What the engine reads
A mechanical engineer doesn't watch the car — they read the suspension. SimRace.app does the same, per wheel, at around 60 Hz, corner by corner. From the raw channels the sim exposes it derives the numbers a setup is actually built on:
- Damper shaft velocity — bump and rebound, low-speed versus high-speed. The rate of change of suspension travel, not the car's speed.
- Ride height & rake — front and rear, and the rear-minus-front difference that sets the platform's attitude.
- Per-wheel load — how the weight sits across the four corners, and how it transfers through each phase of a corner.
- Bottoming — when the platform runs out of travel and hits its stops, the moment the suspension stops being a suspension.
The compromise problem
Mechanical setup is hard for one reason: it's a web of trade-offs. Stiffen the front bar to sharpen turn-in and you cost yourself mid-corner front grip. Soften the rear to settle the platform and you slow the response. Almost every lever you pull undoes something another lever just did. A good setup isn't the sum of a dozen changes — it's the one balance point where they integrate. Integration, not accumulation.
And there's a trap that makes feel unreliable: the same symptom has a different cause depending on speed. A car that washes out at the front is a mechanical problem in a slow corner — springs, bars, geometry — and an aero problem in a fast one — ride height, rake, wing. Same complaint from the seat, same words on the radio, but the fix is opposite. You feel one symptom; the car has two diseases.
What the engine gives you
The new pit-wall mechanical view turns all of that reading into three things you can act on:
- The damper-velocity histogram — the distribution of how long each damper spends at each shaft speed, the one thing you genuinely can't feel from the seat. A healthy shape is a smooth, continuous hill; a lopsided lump or a sharp spike is a damper doing too much of one kind of work.
- The platform read — rake, heave, where and when the car bottoms, and the rate weight transfers through a corner. The state of the chassis, in numbers instead of guesses.
- A setup note, per corner — the layer (mechanical or aero), the lever and which way to move it, why, the trade-off it will cost you, and a confidence. Not a magic number — a decision, framed the way an engineer frames it.

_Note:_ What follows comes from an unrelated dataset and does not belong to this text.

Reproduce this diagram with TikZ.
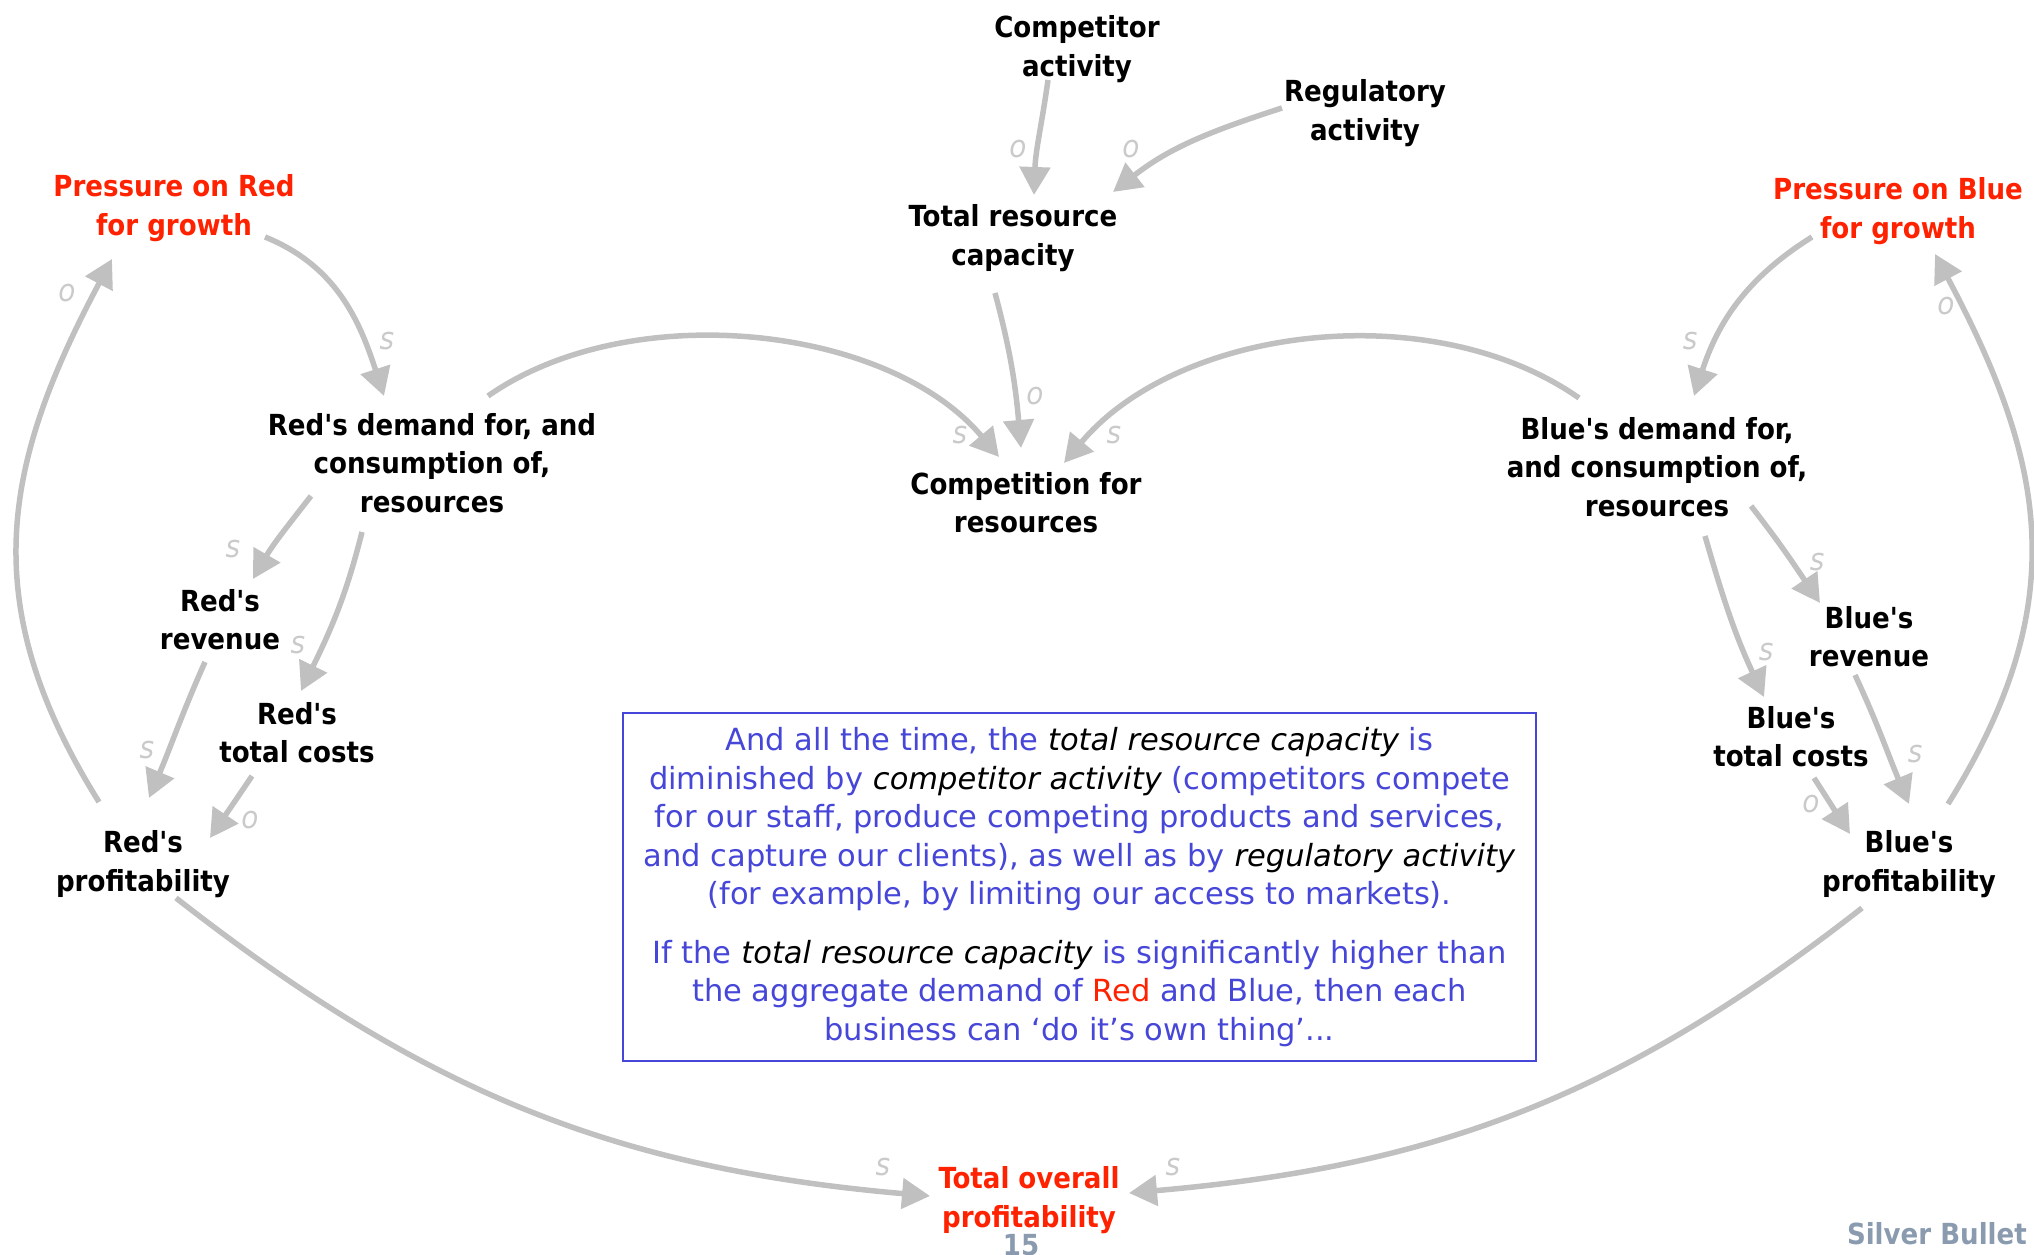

No magic numbers, and the recipe stays inside the plugin — you get the call and the reasoning behind it, framed corner by corner.
Where to go deeper
Every lever the mechanical view names has its own page — the textbook concept, in plain language:
- Springs & wheel rate
- Dampers: bump & rebound
- Bump stops & packers
- Ride height & rake
- Anti-roll bars
- Camber, toe & caster
- Mechanical balance
- The full setup guide →
And because the same symptom is mechanical when it's slow and aero when it's fast, the mechanical view lives right next to its aerodynamic twin: Balance, CoG & CoP and how the center of pressure is computed.
FAQ
Does the sim give you suspension data like damper velocity and rake?
Not as finished numbers. The sim hands you raw channels — suspension travel, ride height, speed. SimRace.app derives the engineering: damper shaft velocity is the rate of change of travel, rake is rear height minus front, per-wheel load comes from travel against wheel rate. It computes these per wheel at around 60 Hz, corner by corner, the way a race engineer would off the data trace.
What is a damper-velocity histogram and why does it matter?
It's a distribution of how much time each damper spends moving at each shaft speed over a lap — a fingerprint of how the suspension actually worked. The split between slow, sustained movement (your inputs) and sudden, fast movement (bumps and kerbs) is invisible from the seat. The histogram makes it visible, so a fix can target the part of the damper that's misbehaving instead of guessing.
Why is mechanical setup so hard to do by feel?
Because it's a web of trade-offs: one lever undoes another, so it's integration, not accumulation. Worse, the same symptom has a different cause depending on speed — a balance complaint is mechanical in a slow corner and aerodynamic in a fast one. The same feeling needs a different fix, and you can't separate the two from the seat.
What does the mechanical view actually give you?
Three things: the damper-velocity histogram (what you can't feel), a platform read (rake, heave, bottoming, transfer rate), and a setup note per corner — the layer, the lever and which way to move it, the why, the trade-off it costs you, and a confidence. It names the compromise instead of leaving you to find it.
Which simulators does it work with?
iRacing, Le Mans Ultimate, rFactor 2, Automobilista 2, RaceRoom and Assetto Corsa / ACC, plus real-world MoTeC .ld files.